The second feature is the presence of sudden movements, where the participant’s hand moves accelerates in the same or opposite direction. This could indicate instances where the participant realizes a mistake before completing an action, e.g. initially reaching for the ice-cream scoop (instead of the spoon), but self-corrects before actually touching the ice-cream scoop. We determine a sudden movement when either consecutive x or y-axis accelerator values are larger than a user-supplied threshold value. We do not consider the z-axis values because a fast downward movement may be common when picking up objects.

4.3 Preliminary Results and Discussion

We tested our system on two older adults, OA2 and OA7, performing the lunch task NAT. One of the older adults (OA2) has mild cognitive impairment (MCI), whereas the other (OA7) does not. Figure 6 shows the demographics of the two older adults, as well as the differences in pauses and sudden movements based on the smartphone data. The Mini Mental Status Exam (MMSE) is a test of global cognitive status given to the older adults. Both OA2 and OA7 performed within the healthy range on this task. The Functional Assessment Questionnaire (FAQ) is a self-reported measure of functioning. A higher score indicates more functional problems. Both older adults performed within the normal range on the FAQ.

Fig. 6.
figure 6

Preliminary results from smartphone data.
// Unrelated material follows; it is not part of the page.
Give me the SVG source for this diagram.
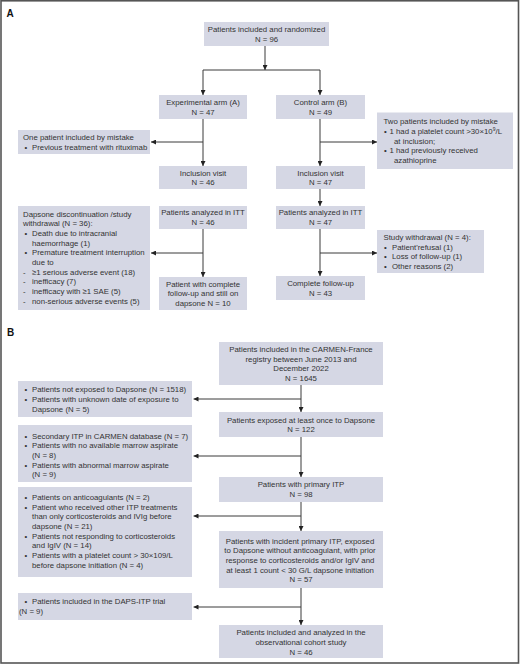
<svg xmlns="http://www.w3.org/2000/svg" width="520" height="665" viewBox="0 0 520 665">
<style>
.box{fill:#d5d7e4;stroke:none}
text{font-family:"Liberation Sans",Arial,sans-serif;font-size:7.8px;fill:#333}
.c{text-anchor:middle}
.lbl{font-size:10px;font-weight:bold;fill:#111}
.ln{fill:none;stroke:#3a3a3a;stroke-width:1}
</style>
<defs>
<marker id="ah" markerWidth="5" markerHeight="5" refX="5" refY="2.5" orient="auto" markerUnits="userSpaceOnUse">
<path d="M0,0 L5,2.5 L0,5 z" fill="#222"/>
</marker>
</defs>
<rect x="1" y="0.8" width="517.5" height="662.2" fill="#fff" stroke="#555" stroke-width="1.6"/>
<text class="lbl" x="6.5" y="17">A</text>
<text class="lbl" x="7" y="335.5">B</text>

<g id="connectors">
<path class="ln" d="M265,46 V70" marker-end="url(#ah)"/>
<path class="ln" d="M203,70 H320"/>
<path class="ln" d="M203,70 V95" marker-end="url(#ah)"/>
<path class="ln" d="M320,70 V95" marker-end="url(#ah)"/>
<path class="ln" d="M203,119 V166" marker-end="url(#ah)"/>
<path class="ln" d="M203,142 H151" marker-end="url(#ah)"/>
<path class="ln" d="M320,119 V166" marker-end="url(#ah)"/>
<path class="ln" d="M320,142 H377" marker-end="url(#ah)"/>
<path class="ln" d="M320,189 V206" marker-end="url(#ah)"/>
<path class="ln" d="M203,229 V277" marker-end="url(#ah)"/>
<path class="ln" d="M203,253 H151" marker-end="url(#ah)"/>
<path class="ln" d="M320,229 V276" marker-end="url(#ah)"/>
<path class="ln" d="M320,253 H377" marker-end="url(#ah)"/>
<path class="ln" d="M301,385 V412" marker-end="url(#ah)"/>
<path class="ln" d="M301,399 H193.5" marker-end="url(#ah)"/>
<path class="ln" d="M301,437 V477" marker-end="url(#ah)"/>
<path class="ln" d="M301,456 H193.5" marker-end="url(#ah)"/>
<path class="ln" d="M301,502 V531" marker-end="url(#ah)"/>
<path class="ln" d="M301,516 H193.5" marker-end="url(#ah)"/>
<path class="ln" d="M301,588 V625" marker-end="url(#ah)"/>
<path class="ln" d="M301,607 H193.5" marker-end="url(#ah)"/>
</g>

<g id="a-randomized">
<rect class="box" x="204" y="22" width="125" height="24"/>
<text class="c" x="266.5" y="32">Patients included and randomized</text>
<text class="c" x="266.5" y="42">N = 96</text>
</g>
<g id="a-experimental">
<rect class="box" x="159" y="95" width="88" height="24"/>
<text class="c" x="203" y="105">Experimental arm (A)</text>
<text class="c" x="203" y="114.5">N = 47</text>
</g>
<g id="a-control">
<rect class="box" x="276" y="95" width="89" height="24"/>
<text class="c" x="320.5" y="105">Control arm (B)</text>
<text class="c" x="320.5" y="114.5">N = 49</text>
</g>
<g id="a-mistake-a">
<rect class="box" x="18" y="130" width="132" height="24"/>
<text x="23" y="140">One patient included by mistake</text>
<text x="24.5" y="149.5">•</text>
<text x="32" y="149.5">Previous treatment with rituximab</text>
</g>
<g id="a-mistake-b">
<rect class="box" x="377" y="112.5" width="136" height="56.5"/>
<text x="383.5" y="124">Two patients included by mistake</text>
<text x="384" y="134">•</text>
<text x="389.5" y="134">1 had a platelet count &gt;30×10<tspan dy="-3" font-size="5">9</tspan><tspan dy="3">/L</tspan></text>
<text x="394" y="143.6">at inclusion;</text>
<text x="384" y="153.3">•</text>
<text x="389.5" y="153.3">1 had previously received</text>
<text x="394" y="163">azathioprine</text>
</g>
<g id="a-inclusion-a">
<rect class="box" x="159" y="166" width="88" height="23"/>
<text class="c" x="203" y="175.5">Inclusion visit</text>
<text class="c" x="203" y="185">N = 46</text>
</g>
<g id="a-inclusion-b">
<rect class="box" x="276" y="166" width="89" height="23"/>
<text class="c" x="320.5" y="175.5">Inclusion visit</text>
<text class="c" x="320.5" y="185">N = 47</text>
</g>
<g id="a-itt-a">
<rect class="box" x="159" y="206" width="88" height="23"/>
<text class="c" x="203" y="215">Patients analyzed in ITT</text>
<text class="c" x="203" y="224.5">N = 46</text>
</g>
<g id="a-itt-b">
<rect class="box" x="276" y="206" width="89" height="23"/>
<text class="c" x="320.5" y="215">Patients analyzed in ITT</text>
<text class="c" x="320.5" y="224.5">N = 47</text>
</g>
<g id="a-discontinuation">
<rect class="box" x="18" y="206" width="132" height="104"/>
<text x="23" y="216.7">Dapsone discontinuation /study</text>
<text x="23" y="226.3">withdrawal (N = 36):</text>
<text x="24.5" y="236">•</text>
<text x="32" y="236">Death due to intracranial</text>
<text x="32" y="245.6">haemorrhage (1)</text>
<text x="24.5" y="255.3">•</text>
<text x="32" y="255.3">Premature treatment interruption</text>
<text x="32" y="264.9">due to</text>
<text x="23" y="274.6">-</text>
<text x="32" y="274.6">≥1 serious adverse event (18)</text>
<text x="23" y="284.2">-</text>
<text x="32" y="284.2">inefficacy (7)</text>
<text x="23" y="293.9">-</text>
<text x="32" y="293.9">inefficacy with ≥1 SAE (5)</text>
<text x="23" y="303.5">-</text>
<text x="32" y="303.5">non-serious adverse events (5)</text>
</g>
<g id="a-complete-a">
<rect class="box" x="159" y="277" width="88" height="33"/>
<text class="c" x="203" y="287">Patient with complete</text>
<text class="c" x="203" y="296.3">follow-up and still on</text>
<text class="c" x="203" y="306">dapsone N = 10</text>
</g>
<g id="a-withdrawal-b">
<rect class="box" x="377" y="230" width="107" height="43"/>
<text x="383.5" y="240">Study withdrawal (N = 4):</text>
<text x="384" y="249.7">•</text>
<text x="392" y="249.7">Patient'refusal (1)</text>
<text x="384" y="259.4">•</text>
<text x="392" y="259.4">Loss of follow-up (1)</text>
<text x="384" y="269">•</text>
<text x="392" y="269">Other reasons (2)</text>
</g>
<g id="a-complete-b">
<rect class="box" x="276" y="276" width="89" height="24"/>
<text class="c" x="320.5" y="286">Complete follow-up</text>
<text class="c" x="320.5" y="296">N = 43</text>
</g>

<g id="b-carmen">
<rect class="box" x="219" y="342" width="164" height="43"/>
<text class="c" x="301" y="352">Patients included in the CARMEN-France</text>
<text class="c" x="301" y="361.7">registry between June 2013 and</text>
<text class="c" x="301" y="371.4">December 2022</text>
<text class="c" x="301" y="381">N = 1645</text>
</g>
<g id="b-exposed">
<rect class="box" x="219" y="412" width="164" height="25"/>
<text class="c" x="301" y="422.7">Patients exposed at least once to Dapsone</text>
<text class="c" x="301" y="432">N = 122</text>
</g>
<g id="b-primary">
<rect class="box" x="219" y="477" width="164" height="25"/>
<text class="c" x="301" y="487">Patients with primary ITP</text>
<text class="c" x="301" y="496.7">N = 98</text>
</g>
<g id="b-incident">
<rect class="box" x="219" y="531" width="164" height="57"/>
<text class="c" x="300" y="543.5">Patients with incident primary ITP, exposed</text>
<text class="c" x="300" y="553.2">to Dapsone without anticoagulant, with prior</text>
<text class="c" x="300" y="562.9">response to corticosteroids and/or IgIV and</text>
<text class="c" x="300" y="572.6">at least 1 count &lt; 30 G/L dapsone initiation</text>
<text class="c" x="301" y="582">N = 57</text>
</g>
<g id="b-final">
<rect class="box" x="219" y="625" width="164" height="33"/>
<text class="c" x="301" y="635.4">Patients included and analyzed in the</text>
<text class="c" x="301" y="645">observational cohort study</text>
<text class="c" x="301" y="654.7">N = 46</text>
</g>
<g id="b-excl-1">
<rect class="box" x="18" y="381" width="174" height="36"/>
<text x="24.5" y="391.5">•</text>
<text x="32" y="391.5">Patients not exposed to Dapsone (N = 1518)</text>
<text x="24.5" y="401.5">•</text>
<text x="32" y="401.5">Patients with unknown date of exposure to</text>
<text x="32" y="411.5">Dapsone (N = 5)</text>
</g>
<g id="b-excl-2">
<rect class="box" x="18" y="425" width="174" height="57"/>
<text x="24.5" y="438.7">•</text>
<text x="32" y="438.7">Secondary ITP in CARMEN database (N = 7)</text>
<text x="24.5" y="448.3">•</text>
<text x="32" y="448.3">Patients with no available marrow aspirate</text>
<text x="32" y="458">(N = 8)</text>
<text x="24.5" y="467.7">•</text>
<text x="32" y="467.7">Patients with abnormal marrow aspirate</text>
<text x="32" y="477.3">(N = 9)</text>
</g>
<g id="b-excl-3">
<rect class="box" x="18" y="487" width="174" height="90"/>
<text x="24.5" y="500">•</text>
<text x="32" y="500">Patients on anticoagulants (N = 2)</text>
<text x="24.5" y="509.7">•</text>
<text x="32" y="509.7">Patient who received other ITP treatments</text>
<text x="32" y="519.4">than only corticosteroids and IVIg before</text>
<text x="32" y="529">dapsone (N = 21)</text>
<text x="24.5" y="538.7">•</text>
<text x="32" y="538.7">Patients not responding to corticosteroids</text>
<text x="32" y="548.4">and IgIV (N = 14)</text>
<text x="24.5" y="558">•</text>
<text x="32" y="558">Patients with a platelet count &gt; 30×109/L</text>
<text x="32" y="567.7">before dapsone initiation (N = 4)</text>
</g>
<g id="b-excl-4">
<rect class="box" x="18" y="593" width="174" height="27"/>
<text x="24.5" y="604.4">•</text>
<text x="32" y="604.4">Patients included in the DAPS-ITP trial</text>
<text x="19" y="614">(N = 9)</text>
</g>
</svg>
As shown in Fig. 6, the results of human error coding showed that the older adult with MCI committed 1 overt error and 9 micro-errors, whereas the healthy older adult made no overt or micro-errors. Data from the watch reveled that the older adult with MCI had approximately 50% more pauses than the healthy older adult, as well as 17% more sudden movements. The threshold for pauses and sudden movements is a magnitude of 1.0 and difference of acceleration of 0.5 m/s respectively.

Our preliminary findings indicate that the smartwatch can capture data from a NAT that can be indicative of MCI. However, we also identified two open issues. The first issue is the need to develop methods to individualized parameters and thresholds in the toolkit. Older adults differ in speed and dexterity of their physical movements, which may not be directly related to their cognitive abilities. However, the features of sudden movements and pauses are sensitive to these physical differences. One of our future aims is to explore ways of adjusting the parameters based on participant’s physical capabilities. One approach is to include a profiling stage into the NAT to capture sufficient data to adjust the parameters. Another open issue is to identify a better method for accurately identifying episodes of overt and micro-errors. From Fig. 2, we see that the instructions to the participant’s are fairly generic. This means that participants’ arm movements may differ because they are completing a subtask differently than other older adults (e.g., adding two scoops of sugar rather than just one). Such individual differences may not be indicative of any difference in cognitive state. One approach we are considering is a finer-grain approach that examine a few specific sub-tasks, rather than the entire NAT trace, to identify errors.

5 Conclusion

Early detection of dementia is an important problem for many countries, especially countries with an aging population. Current methods of detection are not scalable to large population. This paper describes a system that uses consumer smartwatches to capture data from NATs to facilitate the identification of MCI among older adults. Preliminary experiments indicate that the approach is promising.